Los juguetes eran escasos, y puede que eso agudizase el ingenio de los guajes, que aprendíamos a hacerlos a la vez que en la escuela aprendíamos a sumar, escribiendo los números con el “pizarrín” en la pizarra de 30 por 21 centímetros, marco de madera incluido. Era finales de la década de los cincuenta del pasado siglo, cuando el “bic” era un recién nacido que todavía no había llegado a nuestros pueblos.
Tenía que ser por estas fechas, una semana antes, una semana después, cuando los árboles estaban preñados de sabia. Con nuestra navaja, -que entonces los rapaces teníamos “navajina” a los ocho años sin que ocurriese nada por ello- cortábamos una rama de salguera para hacer una “chifla” y poder silbar con ella por caminos y praos mientras cuidábamos de las vacas imitando el canto de los mirlos cuando no teníamos otra cosa mejor que hacer.
Ninguna silbaba igual a la otra y tampoco tenían otra utilidad. Hacíamos una, dos o veinte, pues tiempo y salgueras era lo que nos sobraban. Las hacíamos como diversión y para ello solo necesitábamos de una vara verde. Un trozo de entre diez y quince centímetros de largo y un diámetro entre uno y dos, sin nudos ni resecos, sería suficiente.
Sentados en la pradera o en alguna pared de piedra, apoyábamos el trozo de vara en el interior de nuestra rodilla izquierda, para hacer un corte a modo de bisel de media luna y otro en su parte inferior para luego golpearla suavemente con las cachas de la navaja que sujetábamos por su hoja, para hacerla “sudar”, mientras cantábamos las siguientes coplillas que habíamos oído a los mayores, convencidos de que nos ayudarían para hacer la mejor chifla.
Suda, suda, pata de cabra,
sino sudas hoy sudarás mañana.
Suda, suda, cabra cornuda,
sino sudas hoy, la harás macanuda.
Suda, suda, culo de rana,
sino sudas hoy sudarás mañana
y sino la próxima semana
Cuando por fin pensábamos que había sudado suficiente, le hacíamos un ligero retorcimiento para separar la monda del palo. Hecho esto, solo quedaba hacer un pequeño corte entre el bisel y la embocadura para que pasase en aire al soplar. Bien salivada, metíamos de nuevo el canuto de corteza y a soplar.
Con el mismo procedimiento hacíamos el “cornetón” que en función de su tamaño, podía meter un ruido escuchable a una distancia importante si el pulmón de quien soplaba era potente. Para esto nos haría falta un palo algo más grande, pudiendo valernos un largo de cincuenta centímetros y un diámetro de entre seis y ocho.
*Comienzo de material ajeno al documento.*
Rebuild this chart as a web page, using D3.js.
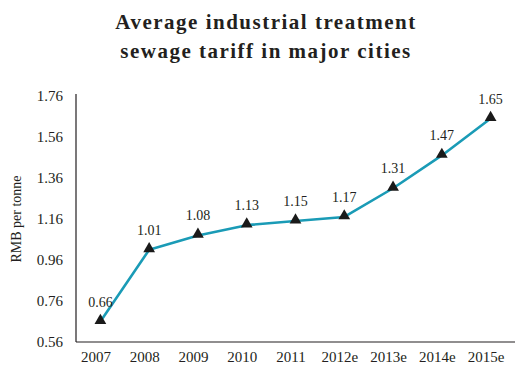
<!DOCTYPE html>
<html>
<head>
<meta charset="utf-8">
<script src="https://cdn.jsdelivr.net/npm/d3@7"></script>
<style>
  html, body { margin: 0; padding: 0; background: #fff; }
  svg { display: block; font-family: "Liberation Serif", "Times New Roman", serif; }
</style>
</head>
<body>
<svg id="chart" width="516" height="365"></svg>
<script>
// Average industrial sewage treatment tariff, RMB per tonne
const years = ["2007", "2008", "2009", "2010", "2011", "2012e", "2013e", "2014e", "2015e"];
const tariffs = [0.66, 1.01, 1.08, 1.13, 1.15, 1.17, 1.31, 1.47, 1.65];
const yTicks = [0.56, 0.76, 0.96, 1.16, 1.36, 1.56, 1.76];
const titleLines = ["Average industrial treatment", "sewage tariff in major cities"];

const svg = d3.select("#chart");
const margin = { left: 76, right: 1, top: 96, bottom: 23 };
const W = 516, H = 365;
const serif = "Liberation Serif, serif";

const x = d3.scalePoint()
  .domain(years)
  .range([margin.left, W - margin.right])
  .padding(0.5);

const y = d3.scaleLinear()
  .domain([0.56, 1.76])
  .range([H - margin.bottom, margin.top]);

// Title
svg.append("g").selectAll("text")
  .data(titleLines)
  .join("text")
  .attr("x", 266)
  .attr("y", (d, i) => 29 + i * 29)
  .attr("text-anchor", "middle")
  .attr("font-size", 21)
  .attr("font-weight", "bold")
  .attr("letter-spacing", 1.5)
  .attr("fill", "#231f20")
  .text(d => d);

// Y axis
const yAxis = svg.append("g")
  .attr("transform", `translate(${margin.left},0)`)
  .call(d3.axisLeft(y).tickValues(yTicks).tickFormat(d3.format(".2f")).tickSize(0).tickPadding(13));
yAxis.select(".domain").attr("stroke", "#231f20").attr("stroke-width", 1.2)
  .attr("d", `M0,${y(0.56)}V${y(1.76) - 2}`);
yAxis.selectAll("text").attr("font-size", 15).attr("fill", "#231f20")
  .attr("font-family", serif);

// X axis
const xAxis = svg.append("g")
  .attr("transform", `translate(0,${y(0.56)})`)
  .call(d3.axisBottom(x).tickSize(0).tickPadding(9));
xAxis.select(".domain").attr("stroke", "#231f20").attr("stroke-width", 1.2)
  .attr("d", `M${margin.left},0H${W - 1}`);
xAxis.selectAll("text").attr("font-size", 15).attr("fill", "#231f20")
  .attr("font-family", serif).attr("dx", -5);

// Y axis title
svg.append("text")
  .attr("transform", `translate(21,${(y(0.56) + y(1.76)) / 2}) rotate(-90)`)
  .attr("text-anchor", "middle")
  .attr("font-size", 14)
  .attr("fill", "#231f20")
  .text("RMB per tonne");

const data = years.map((yr, i) => ({ year: yr, value: tariffs[i] }));

// Line
svg.append("path")
  .datum(data)
  .attr("fill", "none")
  .attr("stroke", "#1a9bb6")
  .attr("stroke-width", 2.6)
  .attr("stroke-linejoin", "round")
  .attr("d", d3.line().x(d => x(d.year)).y(d => y(d.value)));

// Triangle markers
svg.append("g").selectAll("path")
  .data(data)
  .join("path")
  .attr("transform", d => `translate(${x(d.year)},${y(d.value) - 1})`)
  .attr("d", d3.symbol(d3.symbolTriangle, 60))
  .attr("fill", "#1a1a1a");

// Value labels
svg.append("g").selectAll("text")
  .data(data)
  .join("text")
  .attr("x", d => x(d.year))
  .attr("y", d => y(d.value) - 15)
  .attr("text-anchor", "middle")
  .attr("font-size", 14)
  .attr("fill", "#231f20")
  .text(d => d3.format(".2f")(d.value));
</script>
</body>
</html>
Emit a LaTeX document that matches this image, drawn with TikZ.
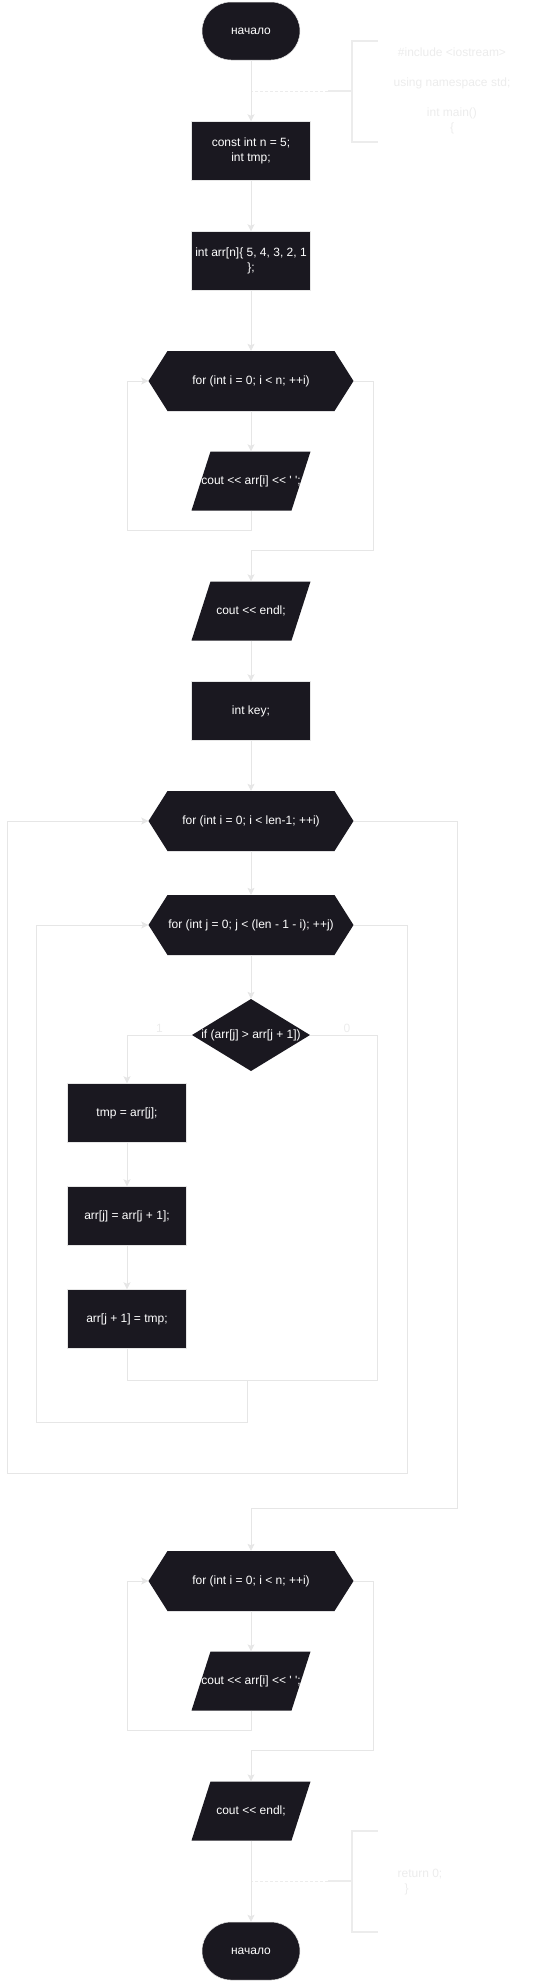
\documentclass[tikz,border=0pt]{standalone}
\usepackage{fontspec}
\setmainfont{Liberation Sans}[Ligatures=TeXOff]
\usetikzlibrary{arrows.meta}
\definecolor{blockfill}{RGB}{26,24,32}
\definecolor{linegray}{RGB}{230,230,230}
\definecolor{notegray}{RGB}{236,236,236}

\begin{document}
\begin{tikzpicture}[x=1pt,y=-1pt,>={Stealth[length=7pt,width=7pt,inset=1.5pt]},
    node distance=100pt,font=\fontsize{12}{15}\selectfont]
  \tikzstyle{conn}=[draw,color=linegray,line width=0.8pt,->]
  \tikzstyle{noteline}=[draw=notegray,line width=1.2pt]
  \tikzstyle{terminal}=[rectangle,rounded corners=29pt,fill=blockfill,draw=linegray,
    line width=0.5pt,text=white,minimum width=98pt,minimum height=58pt]
  \tikzstyle{block}=[rectangle,fill=blockfill,draw=linegray,line width=0.5pt,
    text=white,align=center,minimum width=119pt,minimum height=59pt,inner sep=2pt]
  \tikzstyle{io}=[rectangle,text=white,minimum width=119pt,minimum height=59pt,
    inner sep=0pt,path picture={\fill[blockfill]
      (path picture bounding box.south west)
      -- ([xshift=-19pt]path picture bounding box.south east)
      -- (path picture bounding box.north east)
      -- ([xshift=19pt]path picture bounding box.north west) -- cycle;}]
  \tikzstyle{forloop}=[rectangle,text=white,minimum width=205pt,minimum height=60pt,
    inner sep=0pt,path picture={\fill[blockfill]
      (path picture bounding box.west)
      -- ([xshift=19pt]path picture bounding box.north west)
      -- ([xshift=-19pt]path picture bounding box.north east)
      -- (path picture bounding box.east)
      -- ([xshift=-19pt]path picture bounding box.south east)
      -- ([xshift=19pt]path picture bounding box.south west) -- cycle;}]
  \tikzstyle{decision}=[rectangle,text=white,minimum width=118pt,minimum height=72pt,
    inner sep=0pt,path picture={\fill[blockfill]
      (path picture bounding box.west) -- (path picture bounding box.north)
      -- (path picture bounding box.east) -- (path picture bounding box.south) -- cycle;}]
  \tikzstyle{answer}=[text=notegray,inner sep=2pt]
  \tikzstyle{note}=[text=notegray,align=center]

  \useasboundingbox (0,0) rectangle (538,1982);

  % main column
  \node[terminal] (start) at (251,31) {начало};
  \node[block] (const) [below of=start, node distance=120pt] {const int n = 5;\\int tmp;};
  \node[block] (arr) [below of=const, node distance=110pt] {int arr[n]\{ 5, 4, 3, 2, 1\\\};};
  \node[forloop] (for1) [below of=arr, node distance=120pt] {for (int i = 0; i < n; ++i)};
  \node[io] (out1) [below of=for1] {cout << arr[i] << ' ';};
  \node[io] (endl1) [below of=out1, node distance=130pt] {cout << endl;};
  \node[block] (key) [below of=endl1] {int key;};
  \node[forloop] (fori) [below of=key, node distance=110pt] {for (int i = 0; i < len-1; ++i)};
  \node[forloop] (forj) [below of=fori, node distance=104pt] {for (int j = 0; j < (len - 1 - i); ++j)};
  \node[decision] (if) [below of=forj, node distance=110pt] {if (arr[j] > arr[j + 1])};
  \node[block] (tmp) at (127,1113) {tmp = arr[j];};
  \node[block] (swap1) [below of=tmp, node distance=103pt] {arr[j] = arr[j + 1];};
  \node[block] (swap2) [below of=swap1, node distance=103pt] {arr[j + 1] = tmp;};
  \node[forloop] (for2) at (251,1581) {for (int i = 0; i < n; ++i)};
  \node[io] (out2) [below of=for2] {cout << arr[i] << ' ';};
  \node[io] (endl2) [below of=out2, node distance=130pt] {cout << endl;};
  \node[terminal] (stop) [below of=endl2, node distance=140pt] {начало};

  % comments
  \node[note] (note1) at (452,91) {\#include <iostream>\\[15pt]using namespace std;\\[15pt]int main()\\\{};
  \node[note,align=left] (note2) at (420,1882) {return 0;\\\hspace*{7pt}\}};
  \coordinate (c1) at (251,91);
  \coordinate (c2) at (251,1881);
  \draw[noteline] (378,41) -- (352,41) -- (352,142) -- (378,142);
  \draw[noteline] (352,91) -- (328,91);
  \draw[noteline,line width=0.6pt,dash pattern=on 3pt off 2pt] (328,91) -- (c1);
  \draw[noteline] (378,1831) -- (352,1831) -- (352,1932) -- (378,1932);
  \draw[noteline] (352,1881) -- (328,1881);
  \draw[noteline,line width=0.6pt,dash pattern=on 3pt off 2pt] (328,1881) -- (c2);

  % straight arrows
  \path[conn] (start) edge (const)
              (const) edge (arr)
              (arr) edge (for1)
              (for1) edge (out1)
              (endl1) edge (key)
              (key) edge (fori)
              (fori) edge (forj)
              (forj) edge (if)
              (tmp) edge (swap1)
              (swap1) edge (swap2)
              (for2) edge (out2)
              (endl2) edge (stop);

  % first output loop
  \draw[conn] (out1.south) -- ++(0,20) -| ([xshift=-21pt]for1.west) -- (for1.west);
  \draw[conn] (for1.east) -- ++(20,0) |- ([yshift=31pt]endl1.north) -- (endl1.north);

  % sorting
  \coordinate (jjoin) at (247,1380);
  \draw[conn] (if.west) -| node[answer,above,pos=0.25] {1} (tmp.north);
  \draw[conn,-] (if.east) -- node[answer,above,pos=0.55] {0} ++(67,0) |- (jjoin);
  \draw[conn,-] (swap2.south) |- (jjoin);
  \draw[conn] (jjoin) -- ++(0,42) -| ([xshift=-112pt]forj.west) -- (forj.west);
  \draw[conn] (forj.east) -- ++(54,0) -- ++(0,548) -| ([xshift=-141pt]fori.west) -- (fori.west);
  \draw[conn] (fori.east) -- ++(104,0) |- ([yshift=42pt]for2.north) -- (for2.north);

  % second output loop
  \draw[conn] (out2.south) -- ++(0,20) -| ([xshift=-21pt]for2.west) -- (for2.west);
  \draw[conn] (for2.east) -- ++(20,0) |- ([yshift=31pt]endl2.north) -- (endl2.north);
\end{tikzpicture}
\end{document}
Sudado el palo de la misma manera, íbamos separando la corteza, quedando suelta en forma de espiral. Luego la enrollábamos de manera que cada vuelta quedase superpuesta sobre la anterior al menos un centímetro, quedando un aparato de forma cónica.
Para evitar que se soltase y no tuviese fugas de aire, la íbamos sujetando con pinchos de espino en todo su largo.
La corteza una vez pelada, se secaba fácilmente, por lo que al día siguiente, prácticamente ya no serviría. Teníamos un procedimiento para conservarlas que era remojarlas con frecuencia. Aun así, su duración era limitada, pero ello no tenía importancia para nosotros, al día siguiente haríamos más y al mismo precio.
Eran otros tiempos y otras maneras de pensar y de vivir. Eran los años de nuestra infancia, que nos acompañaran para siempre en la memoria, como algo hermoso e irrepetible.